BANGLADESH INSTITUTE OF INTERNATIONAL AND STRATEGIC STUDIES


THE TORTURE CONUNDRUM IN LIBERAL DEMOCRACIES

Author: Devasish Datta Chowdhury

DOI Link: https://www.doi.org/10.56888/BIISSj2009v30n4a3

ABSTRACT

People who seek to legitimize and regulate the use of torture may have purposeful intentions, but they choose to overlookits ramifications on a democratic state. In order to end a state of hypocrisy and to ensure accountability stemming from the prevalence of covert use of torture, they are willing to go in for ‘lesser evils’ or make ‘tragic choices’, or in other words, legalize a system that undermines every democratic norm. The indifference to UN’s mission and the international conventions on torture seems affordable to some extent.
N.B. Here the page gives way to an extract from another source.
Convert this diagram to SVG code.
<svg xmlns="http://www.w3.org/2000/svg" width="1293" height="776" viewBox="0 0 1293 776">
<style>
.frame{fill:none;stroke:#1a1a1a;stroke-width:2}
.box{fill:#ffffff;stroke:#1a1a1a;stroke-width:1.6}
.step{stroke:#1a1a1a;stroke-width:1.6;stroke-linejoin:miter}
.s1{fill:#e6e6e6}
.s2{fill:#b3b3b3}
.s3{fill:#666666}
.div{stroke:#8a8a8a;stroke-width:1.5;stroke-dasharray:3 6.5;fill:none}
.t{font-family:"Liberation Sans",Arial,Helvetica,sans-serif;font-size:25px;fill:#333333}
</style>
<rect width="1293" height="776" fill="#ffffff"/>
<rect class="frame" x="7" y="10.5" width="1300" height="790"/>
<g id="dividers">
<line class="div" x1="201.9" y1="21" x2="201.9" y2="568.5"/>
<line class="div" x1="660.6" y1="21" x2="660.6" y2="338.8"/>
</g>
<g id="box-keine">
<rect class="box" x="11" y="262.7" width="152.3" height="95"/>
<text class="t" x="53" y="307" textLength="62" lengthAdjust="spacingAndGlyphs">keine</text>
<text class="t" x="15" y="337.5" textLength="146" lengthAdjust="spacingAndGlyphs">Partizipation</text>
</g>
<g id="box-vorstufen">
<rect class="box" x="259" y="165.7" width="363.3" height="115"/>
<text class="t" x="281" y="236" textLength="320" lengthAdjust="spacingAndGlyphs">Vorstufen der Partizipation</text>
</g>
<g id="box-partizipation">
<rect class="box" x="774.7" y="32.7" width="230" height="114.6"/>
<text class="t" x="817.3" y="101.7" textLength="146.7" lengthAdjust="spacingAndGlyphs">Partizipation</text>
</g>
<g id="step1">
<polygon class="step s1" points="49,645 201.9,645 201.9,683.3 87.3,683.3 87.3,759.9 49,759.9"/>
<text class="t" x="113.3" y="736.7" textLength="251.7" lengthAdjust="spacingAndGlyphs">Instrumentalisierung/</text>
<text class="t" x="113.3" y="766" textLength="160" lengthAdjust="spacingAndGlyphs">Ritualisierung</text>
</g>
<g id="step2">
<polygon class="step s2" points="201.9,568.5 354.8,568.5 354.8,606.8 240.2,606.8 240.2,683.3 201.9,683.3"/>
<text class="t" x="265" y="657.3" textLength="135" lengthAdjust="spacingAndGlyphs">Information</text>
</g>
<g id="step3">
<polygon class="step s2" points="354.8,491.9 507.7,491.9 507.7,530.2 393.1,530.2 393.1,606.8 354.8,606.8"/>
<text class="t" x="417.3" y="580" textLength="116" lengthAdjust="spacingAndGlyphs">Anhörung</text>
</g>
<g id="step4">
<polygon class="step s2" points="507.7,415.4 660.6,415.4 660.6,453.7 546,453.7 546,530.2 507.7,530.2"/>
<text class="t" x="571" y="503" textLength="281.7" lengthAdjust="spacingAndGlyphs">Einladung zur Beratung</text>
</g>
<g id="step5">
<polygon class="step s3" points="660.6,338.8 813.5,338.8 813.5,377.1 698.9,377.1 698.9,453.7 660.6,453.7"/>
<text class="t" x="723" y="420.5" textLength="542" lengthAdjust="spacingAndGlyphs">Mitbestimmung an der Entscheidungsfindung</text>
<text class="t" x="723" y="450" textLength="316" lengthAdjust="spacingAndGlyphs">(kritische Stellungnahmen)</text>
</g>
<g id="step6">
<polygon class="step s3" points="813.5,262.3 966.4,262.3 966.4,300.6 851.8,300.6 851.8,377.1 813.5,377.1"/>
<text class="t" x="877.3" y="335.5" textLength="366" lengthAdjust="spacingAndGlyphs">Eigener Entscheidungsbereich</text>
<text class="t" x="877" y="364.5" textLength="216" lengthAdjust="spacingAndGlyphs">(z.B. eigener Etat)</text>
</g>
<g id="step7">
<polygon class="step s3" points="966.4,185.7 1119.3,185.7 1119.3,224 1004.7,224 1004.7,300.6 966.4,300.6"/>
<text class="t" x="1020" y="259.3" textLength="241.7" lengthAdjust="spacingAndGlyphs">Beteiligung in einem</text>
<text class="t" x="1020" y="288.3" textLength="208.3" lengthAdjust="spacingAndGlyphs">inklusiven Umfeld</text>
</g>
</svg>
However, the universal and inviolable nature of the sanctity of human rights is so deeply imprinted, that it has left the proponents of torture to circumvent the problem by redefining torture. It has only confirmed the view that a state cannot afford to alienate the world without undermining its very existence. The interplay between torture and democratic fundamentals in the ‘age of terror’ is bound to have broad ramifications on the global community including the fragile democracies of South Asia. The obnoxious practices of the cabal of democracies led by the United States in the global war on terrorism have earned universal opprobrium, which attests to the incapability of torture with liberal democracies.